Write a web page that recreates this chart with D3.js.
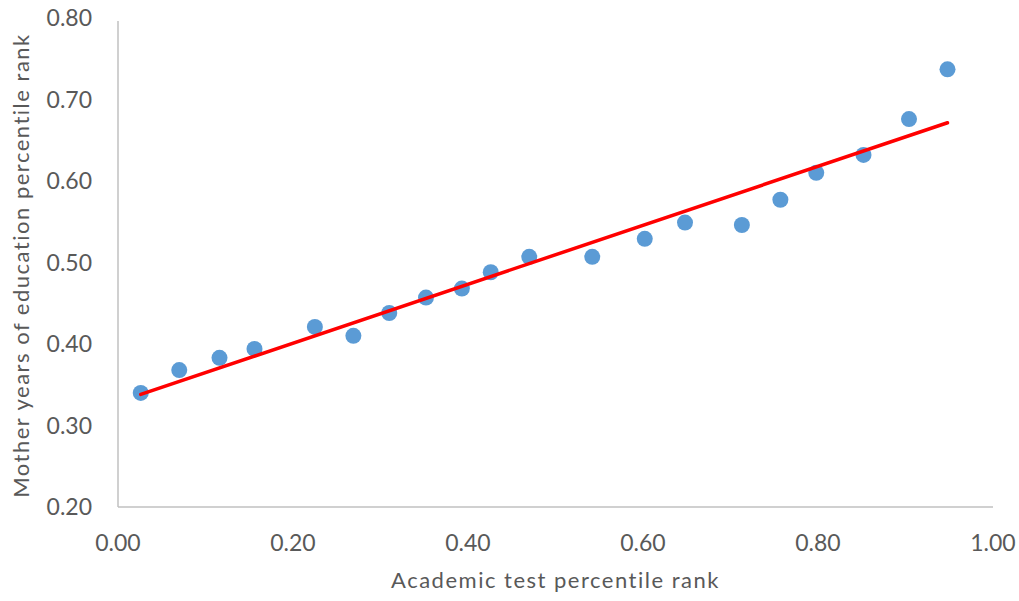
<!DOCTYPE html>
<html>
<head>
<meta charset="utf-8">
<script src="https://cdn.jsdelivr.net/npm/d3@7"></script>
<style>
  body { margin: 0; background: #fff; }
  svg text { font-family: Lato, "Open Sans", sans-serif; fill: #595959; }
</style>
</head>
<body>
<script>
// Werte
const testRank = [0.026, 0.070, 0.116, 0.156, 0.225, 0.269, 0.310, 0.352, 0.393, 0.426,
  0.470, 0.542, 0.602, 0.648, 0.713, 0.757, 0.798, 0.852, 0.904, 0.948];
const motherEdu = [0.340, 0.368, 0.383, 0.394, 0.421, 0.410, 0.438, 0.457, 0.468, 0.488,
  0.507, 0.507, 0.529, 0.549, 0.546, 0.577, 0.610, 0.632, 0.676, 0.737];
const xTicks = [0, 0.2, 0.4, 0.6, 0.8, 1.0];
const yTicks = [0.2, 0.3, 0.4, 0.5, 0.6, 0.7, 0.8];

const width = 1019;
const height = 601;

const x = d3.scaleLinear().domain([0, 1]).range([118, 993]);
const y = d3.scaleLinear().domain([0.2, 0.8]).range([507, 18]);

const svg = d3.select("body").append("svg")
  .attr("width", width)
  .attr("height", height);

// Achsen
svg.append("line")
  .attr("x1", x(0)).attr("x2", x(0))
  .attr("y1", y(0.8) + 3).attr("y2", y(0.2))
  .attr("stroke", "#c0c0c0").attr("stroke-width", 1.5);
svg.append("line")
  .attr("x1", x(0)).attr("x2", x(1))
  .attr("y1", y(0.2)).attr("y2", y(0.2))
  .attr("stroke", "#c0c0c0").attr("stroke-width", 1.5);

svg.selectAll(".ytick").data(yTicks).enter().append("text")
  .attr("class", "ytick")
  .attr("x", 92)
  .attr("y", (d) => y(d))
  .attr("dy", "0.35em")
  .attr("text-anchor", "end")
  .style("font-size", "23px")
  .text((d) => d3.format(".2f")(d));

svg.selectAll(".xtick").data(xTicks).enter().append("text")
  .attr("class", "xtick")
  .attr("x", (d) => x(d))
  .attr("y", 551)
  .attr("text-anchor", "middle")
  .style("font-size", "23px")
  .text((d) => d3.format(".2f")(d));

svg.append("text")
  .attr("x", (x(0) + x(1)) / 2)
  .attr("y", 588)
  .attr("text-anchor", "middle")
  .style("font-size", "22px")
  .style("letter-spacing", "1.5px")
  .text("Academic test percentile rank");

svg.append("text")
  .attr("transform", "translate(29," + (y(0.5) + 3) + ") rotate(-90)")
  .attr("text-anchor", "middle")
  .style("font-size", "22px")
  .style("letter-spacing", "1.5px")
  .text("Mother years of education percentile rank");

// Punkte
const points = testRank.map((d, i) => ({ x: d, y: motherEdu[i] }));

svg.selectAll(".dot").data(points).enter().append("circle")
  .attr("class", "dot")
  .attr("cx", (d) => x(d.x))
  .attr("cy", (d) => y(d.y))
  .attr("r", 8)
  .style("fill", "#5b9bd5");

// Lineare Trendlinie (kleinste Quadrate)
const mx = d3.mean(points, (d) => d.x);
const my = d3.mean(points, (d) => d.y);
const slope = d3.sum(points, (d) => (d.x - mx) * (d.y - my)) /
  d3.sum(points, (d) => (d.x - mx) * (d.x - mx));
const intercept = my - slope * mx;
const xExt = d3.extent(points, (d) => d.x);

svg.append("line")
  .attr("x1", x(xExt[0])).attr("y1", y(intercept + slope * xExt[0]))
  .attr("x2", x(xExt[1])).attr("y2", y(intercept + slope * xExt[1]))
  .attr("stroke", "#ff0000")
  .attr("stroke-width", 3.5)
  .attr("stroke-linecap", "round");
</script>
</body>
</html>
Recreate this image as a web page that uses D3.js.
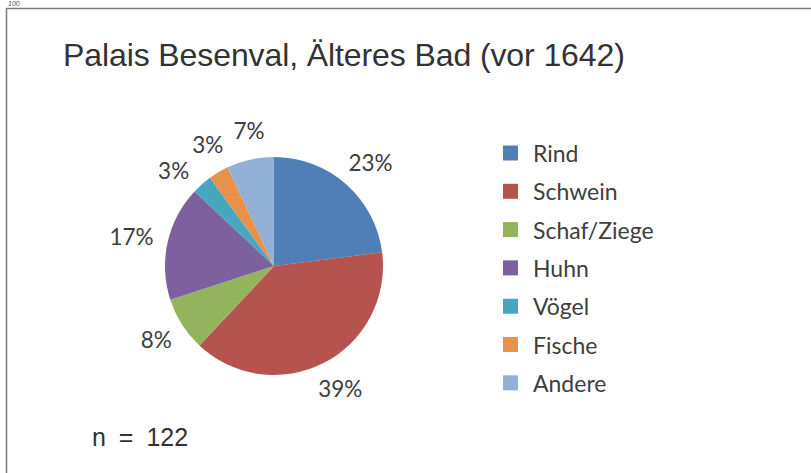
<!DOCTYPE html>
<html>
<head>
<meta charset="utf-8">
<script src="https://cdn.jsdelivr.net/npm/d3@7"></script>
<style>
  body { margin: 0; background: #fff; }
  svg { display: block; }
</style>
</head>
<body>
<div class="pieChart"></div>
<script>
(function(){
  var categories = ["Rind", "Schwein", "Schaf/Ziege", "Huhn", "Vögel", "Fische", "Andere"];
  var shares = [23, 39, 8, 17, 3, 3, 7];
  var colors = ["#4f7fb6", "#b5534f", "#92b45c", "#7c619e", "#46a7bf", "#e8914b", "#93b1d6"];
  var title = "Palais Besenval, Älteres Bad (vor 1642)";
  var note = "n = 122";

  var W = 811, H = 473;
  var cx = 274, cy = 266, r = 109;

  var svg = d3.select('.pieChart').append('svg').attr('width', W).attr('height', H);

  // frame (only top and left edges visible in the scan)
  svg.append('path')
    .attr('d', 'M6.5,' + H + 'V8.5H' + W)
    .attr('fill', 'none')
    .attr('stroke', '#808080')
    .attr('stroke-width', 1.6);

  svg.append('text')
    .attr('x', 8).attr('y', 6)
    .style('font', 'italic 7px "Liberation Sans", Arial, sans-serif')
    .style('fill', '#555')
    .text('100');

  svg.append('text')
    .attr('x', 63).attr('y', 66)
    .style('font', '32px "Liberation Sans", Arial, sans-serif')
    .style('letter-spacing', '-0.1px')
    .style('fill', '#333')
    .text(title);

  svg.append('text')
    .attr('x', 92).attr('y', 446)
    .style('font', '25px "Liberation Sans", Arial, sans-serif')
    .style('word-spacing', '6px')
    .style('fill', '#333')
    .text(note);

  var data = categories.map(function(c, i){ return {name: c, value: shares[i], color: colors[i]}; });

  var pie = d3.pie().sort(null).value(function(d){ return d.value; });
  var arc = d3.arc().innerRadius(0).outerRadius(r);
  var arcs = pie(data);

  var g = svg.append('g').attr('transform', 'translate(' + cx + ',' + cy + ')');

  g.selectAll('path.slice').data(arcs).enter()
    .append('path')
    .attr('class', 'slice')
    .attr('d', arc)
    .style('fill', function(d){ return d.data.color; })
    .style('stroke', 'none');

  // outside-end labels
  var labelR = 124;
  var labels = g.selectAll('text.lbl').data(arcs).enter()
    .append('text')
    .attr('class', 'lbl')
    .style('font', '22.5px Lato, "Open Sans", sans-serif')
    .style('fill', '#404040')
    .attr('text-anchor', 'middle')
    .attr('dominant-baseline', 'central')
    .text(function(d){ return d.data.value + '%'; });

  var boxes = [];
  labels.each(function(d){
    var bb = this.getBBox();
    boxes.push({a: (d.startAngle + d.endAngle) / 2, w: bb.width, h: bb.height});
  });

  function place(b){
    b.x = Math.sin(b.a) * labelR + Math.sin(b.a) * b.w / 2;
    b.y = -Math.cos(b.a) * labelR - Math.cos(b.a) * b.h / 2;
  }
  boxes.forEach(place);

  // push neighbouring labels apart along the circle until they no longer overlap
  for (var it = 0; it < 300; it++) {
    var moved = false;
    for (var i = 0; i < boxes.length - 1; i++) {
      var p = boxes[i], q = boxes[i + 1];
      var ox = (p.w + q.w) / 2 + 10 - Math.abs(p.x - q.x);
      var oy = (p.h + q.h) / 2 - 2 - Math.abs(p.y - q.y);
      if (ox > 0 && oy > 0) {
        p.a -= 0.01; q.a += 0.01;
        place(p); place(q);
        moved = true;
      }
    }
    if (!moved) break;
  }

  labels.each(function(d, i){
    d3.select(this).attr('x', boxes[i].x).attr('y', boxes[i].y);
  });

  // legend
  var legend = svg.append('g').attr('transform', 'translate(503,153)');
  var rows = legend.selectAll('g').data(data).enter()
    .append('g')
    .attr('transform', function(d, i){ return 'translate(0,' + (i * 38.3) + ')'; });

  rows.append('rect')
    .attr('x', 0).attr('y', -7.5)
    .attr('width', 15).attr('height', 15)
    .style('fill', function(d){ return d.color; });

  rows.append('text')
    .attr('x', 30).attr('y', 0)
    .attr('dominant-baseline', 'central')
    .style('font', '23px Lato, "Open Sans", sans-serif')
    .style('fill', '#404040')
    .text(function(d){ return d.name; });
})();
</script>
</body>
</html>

----

* [What needs to be done]:
Pull out all lines in the data above that include "page".

* [Worked solution]:
Write a web page that recreates this chart with D3.js.
Recreate this image as a web page that uses D3.js.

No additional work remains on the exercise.